Thanks for all your responses.
Get a bunch of CQs and do the thing with Farmer’s Market and Emporium.
So nobody disagrees with the big picture analysis, good
It’s not rocket science.
Yeah, I think the strategic big picture is fairly straightforward. The exact build order, the tactics, I think that's what separates the bad, mediocre, good and expert players. (I'm closer to mediocre than expert, I think.)
The opening: Chris-is-me and faust both suggest Temple/FM, Jimmy suggested Temple/Silver. I understand Silver for economy; is the FM for economy down the line, with "it doesn't exactly hinder your chance at winning the FM split" being a nice but marginal side benefit? Is it for the +buy, such that you can pick up two $2s and also Advance more?

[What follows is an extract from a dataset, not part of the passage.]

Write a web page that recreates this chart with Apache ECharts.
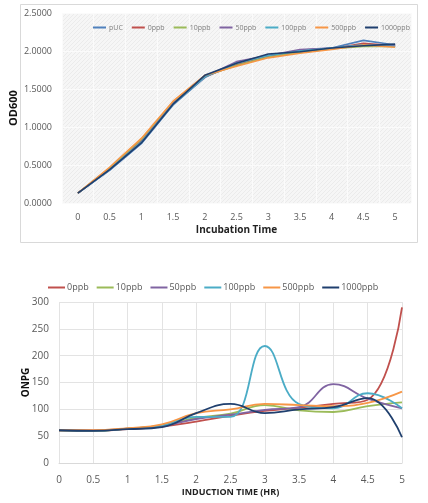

On 4/3, what do you guys think of Temple/Engineer? You didn't suggest it, but 4/3 is somewhat specific. If it's bad, why? Because of the missed $2 buy on turn 3, or the delay in getting a card with a gainer rather than buying it directly, or both?
None of you suggested multiple Engineers, aggressive trashing them for multiple Farmers' Markets. Is that bad, and why? Because it overterminals your deck and gets in the way of giving you good economy? (Or if you do play FM for economy, your Engineer is often dead.)
maybe later on you can get a Sacrifice on an odd $4 turn but you probably will always have better things to do.
Temples are something you can get tactically for an early VP lead, superfluous Temples can become Crowns too.
Ok, no clear not-hedged support for Sacrifice. My initial estimate was to open Temple, get one later for points, maaaaaybe two (if tactically more VP stars-are-aligned something something). I hear basically no disagreement with this plan.
I'd say the first CQ comes when you have 2 Crowns, the Engineer, and about 2 Farmers' Markets.
Let's say by then you've trashed something like 2xEstate and 3xCopper at the upper limit. So your deck is 4xCopper, 1xEstate, 2xCrown, ~2xFarmers' Market, 1xEnginer, 1xTemple, 1xCQ, maybe with a bit more junk and a stray Patrician/Settler. At that point, CQ will almost always be a Village-or-better, being a Lost City almost all the rest of the time. Also, at that point it will very likely not take more than two turns to pay for CQ (including the turn where you gain it). Get it later and all the terminal collisions are going to be very bad for you. Are those the main factors in deciding when to get it? Does one carry more weight than the other?
(neither [Patrician nor Settlers] is good here)
I think Settlers is good early
I forgot 'relatively' in that sentence; it's not
good good, it's just better than Patrician. Both are better than nothing, and that's the strongest statement you can reasonably make about how good they are.
(Settlers probably has a bit of an edge here, but it doesn't really matter)
I lean towards this conclusion, and your estimate of the difference
Why Patrician, just so you can get to Emporium points later really.
That allows my opponent to get Emporium as well. I guess this play rewards the player who is best set up to win the Emporium split, and being best set up to win the split correlates with being lucky, building better and having first player advantage? If my analysis is correct, would this give a 0.01% edge to Settlers when going second, or is it even smaller?
In general, I figure mirrored plays favor one player over another based on how the mirrored play impacts the game outcome via whatever asymmetric factors there are, and I think my list of three is exhaustive.